_What is being asked_:
Return all of the data exactly as written, without the pictures.

_Data excerpt_:
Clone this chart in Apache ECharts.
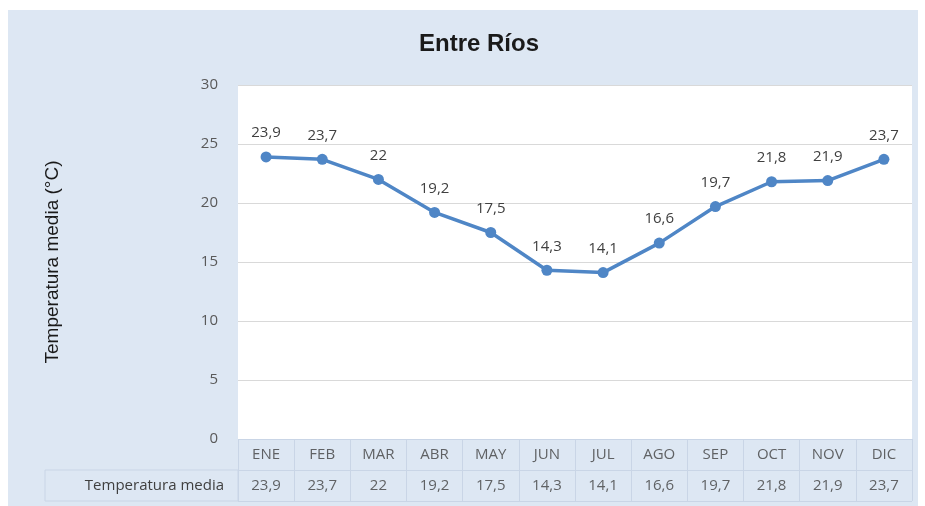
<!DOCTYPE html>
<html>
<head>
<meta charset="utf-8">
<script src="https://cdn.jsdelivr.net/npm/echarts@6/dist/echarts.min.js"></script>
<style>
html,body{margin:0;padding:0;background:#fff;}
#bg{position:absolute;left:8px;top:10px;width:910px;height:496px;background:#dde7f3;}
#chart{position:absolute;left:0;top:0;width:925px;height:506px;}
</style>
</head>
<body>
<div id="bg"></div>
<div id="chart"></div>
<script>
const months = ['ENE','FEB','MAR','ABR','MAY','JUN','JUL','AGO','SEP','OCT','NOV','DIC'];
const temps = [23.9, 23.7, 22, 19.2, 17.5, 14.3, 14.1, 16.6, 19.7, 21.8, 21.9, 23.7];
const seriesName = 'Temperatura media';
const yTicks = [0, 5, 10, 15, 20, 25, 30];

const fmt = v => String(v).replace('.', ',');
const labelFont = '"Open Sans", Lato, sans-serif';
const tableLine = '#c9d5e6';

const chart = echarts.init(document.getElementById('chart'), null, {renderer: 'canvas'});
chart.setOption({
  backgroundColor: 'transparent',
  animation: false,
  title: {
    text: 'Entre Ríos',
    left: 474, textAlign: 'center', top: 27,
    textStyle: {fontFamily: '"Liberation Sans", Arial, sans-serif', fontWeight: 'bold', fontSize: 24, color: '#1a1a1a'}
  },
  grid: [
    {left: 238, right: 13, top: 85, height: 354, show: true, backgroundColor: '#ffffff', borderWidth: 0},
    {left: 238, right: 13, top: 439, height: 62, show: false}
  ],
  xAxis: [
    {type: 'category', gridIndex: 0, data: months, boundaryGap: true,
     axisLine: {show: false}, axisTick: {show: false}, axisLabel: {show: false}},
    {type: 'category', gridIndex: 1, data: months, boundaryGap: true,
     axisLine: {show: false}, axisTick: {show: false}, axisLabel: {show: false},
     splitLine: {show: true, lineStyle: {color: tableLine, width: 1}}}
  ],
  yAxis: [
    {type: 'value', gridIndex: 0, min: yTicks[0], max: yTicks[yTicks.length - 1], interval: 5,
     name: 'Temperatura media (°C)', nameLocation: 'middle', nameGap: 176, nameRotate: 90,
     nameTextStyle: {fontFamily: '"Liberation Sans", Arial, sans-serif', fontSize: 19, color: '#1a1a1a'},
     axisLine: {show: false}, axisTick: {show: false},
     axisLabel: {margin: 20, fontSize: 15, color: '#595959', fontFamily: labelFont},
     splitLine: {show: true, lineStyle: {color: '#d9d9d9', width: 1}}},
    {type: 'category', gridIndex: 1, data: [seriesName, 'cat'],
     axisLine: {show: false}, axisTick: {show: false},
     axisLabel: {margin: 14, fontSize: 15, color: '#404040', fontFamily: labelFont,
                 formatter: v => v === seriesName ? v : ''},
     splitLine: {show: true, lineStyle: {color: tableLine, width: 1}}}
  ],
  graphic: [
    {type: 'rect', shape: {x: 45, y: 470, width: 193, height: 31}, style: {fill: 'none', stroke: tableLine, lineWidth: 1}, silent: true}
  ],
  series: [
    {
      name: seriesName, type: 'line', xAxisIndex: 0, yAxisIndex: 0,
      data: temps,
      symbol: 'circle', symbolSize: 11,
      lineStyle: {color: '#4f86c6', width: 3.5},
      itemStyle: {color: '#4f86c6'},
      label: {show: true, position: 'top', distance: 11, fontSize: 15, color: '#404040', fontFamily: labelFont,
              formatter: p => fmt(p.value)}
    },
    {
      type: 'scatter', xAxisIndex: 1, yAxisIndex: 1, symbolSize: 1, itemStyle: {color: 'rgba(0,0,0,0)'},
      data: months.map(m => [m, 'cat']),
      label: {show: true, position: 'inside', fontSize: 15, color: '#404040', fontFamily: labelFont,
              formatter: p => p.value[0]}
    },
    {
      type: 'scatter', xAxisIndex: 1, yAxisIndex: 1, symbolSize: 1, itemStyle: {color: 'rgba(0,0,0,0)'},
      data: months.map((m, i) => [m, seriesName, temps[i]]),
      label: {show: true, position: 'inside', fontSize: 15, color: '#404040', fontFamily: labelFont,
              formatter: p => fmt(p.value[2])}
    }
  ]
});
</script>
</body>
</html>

_Worked answer_:
Clone this chart in Apache ECharts.
<!DOCTYPE html>
<html>
<head>
<meta charset="utf-8">
<script src="https://cdn.jsdelivr.net/npm/echarts@6/dist/echarts.min.js"></script>
<style>
html,body{margin:0;padding:0;background:#fff;}
#bg{position:absolute;left:8px;top:10px;width:910px;height:496px;background:#dde7f3;}
#chart{position:absolute;left:0;top:0;width:925px;height:506px;}
</style>
</head>
<body>
<div id="bg"></div>
<div id="chart"></div>
<script>
const months = ['ENE','FEB','MAR','ABR','MAY','JUN','JUL','AGO','SEP','OCT','NOV','DIC'];
const temps = [23.9, 23.7, 22, 19.2, 17.5, 14.3, 14.1, 16.6, 19.7, 21.8, 21.9, 23.7];
const seriesName = 'Temperatura media';
const yTicks = [0, 5, 10, 15, 20, 25, 30];

const fmt = v => String(v).replace('.', ',');
const labelFont = '"Open Sans", Lato, sans-serif';
const tableLine = '#c9d5e6';

const chart = echarts.init(document.getElementById('chart'), null, {renderer: 'canvas'});
chart.setOption({
  backgroundColor: 'transparent',
  animation: false,
  title: {
    text: 'Entre Ríos',
    left: 474, textAlign: 'center', top: 27,
    textStyle: {fontFamily: '"Liberation Sans", Arial, sans-serif', fontWeight: 'bold', fontSize: 24, color: '#1a1a1a'}
  },
  grid: [
    {left: 238, right: 13, top: 85, height: 354, show: true, backgroundColor: '#ffffff', borderWidth: 0},
    {left: 238, right: 13, top: 439, height: 62, show: false}
  ],
  xAxis: [
    {type: 'category', gridIndex: 0, data: months, boundaryGap: true,
     axisLine: {show: false}, axisTick: {show: false}, axisLabel: {show: false}},
    {type: 'category', gridIndex: 1, data: months, boundaryGap: true,
     axisLine: {show: false}, axisTick: {show: false}, axisLabel: {show: false},
     splitLine: {show: true, lineStyle: {color: tableLine, width: 1}}}
  ],
  yAxis: [
    {type: 'value', gridIndex: 0, min: yTicks[0], max: yTicks[yTicks.length - 1], interval: 5,
     name: 'Temperatura media (°C)', nameLocation: 'middle', nameGap: 176, nameRotate: 90,
     nameTextStyle: {fontFamily: '"Liberation Sans", Arial, sans-serif', fontSize: 19, color: '#1a1a1a'},
     axisLine: {show: false}, axisTick: {show: false},
     axisLabel: {margin: 20, fontSize: 15, color: '#595959', fontFamily: labelFont},
     splitLine: {show: true, lineStyle: {color: '#d9d9d9', width: 1}}},
    {type: 'category', gridIndex: 1, data: [seriesName, 'cat'],
     axisLine: {show: false}, axisTick: {show: false},
     axisLabel: {margin: 14, fontSize: 15, color: '#404040', fontFamily: labelFont,
                 formatter: v => v === seriesName ? v : ''},
     splitLine: {show: true, lineStyle: {color: tableLine, width: 1}}}
  ],
  graphic: [
    {type: 'rect', shape: {x: 45, y: 470, width: 193, height: 31}, style: {fill: 'none', stroke: tableLine, lineWidth: 1}, silent: true}
  ],
  series: [
    {
      name: seriesName, type: 'line', xAxisIndex: 0, yAxisIndex: 0,
      data: temps,
      symbol: 'circle', symbolSize: 11,
      lineStyle: {color: '#4f86c6', width: 3.5},
      itemStyle: {color: '#4f86c6'},
      label: {show: true, position: 'top', distance: 11, fontSize: 15, color: '#404040', fontFamily: labelFont,
              formatter: p => fmt(p.value)}
    },
    {
      type: 'scatter', xAxisIndex: 1, yAxisIndex: 1, symbolSize: 1, itemStyle: {color: 'rgba(0,0,0,0)'},
      data: months.map(m => [m, 'cat']),
      label: {show: true, position: 'inside', fontSize: 15, color: '#404040', fontFamily: labelFont,
              formatter: p => p.value[0]}
    },
    {
      type: 'scatter', xAxisIndex: 1, yAxisIndex: 1, symbolSize: 1, itemStyle: {color: 'rgba(0,0,0,0)'},
      data: months.map((m, i) => [m, seriesName, temps[i]]),
      label: {show: true, position: 'inside', fontSize: 15, color: '#404040', fontFamily: labelFont,
              formatter: p => fmt(p.value[2])}
    }
  ]
});
</script>
</body>
</html>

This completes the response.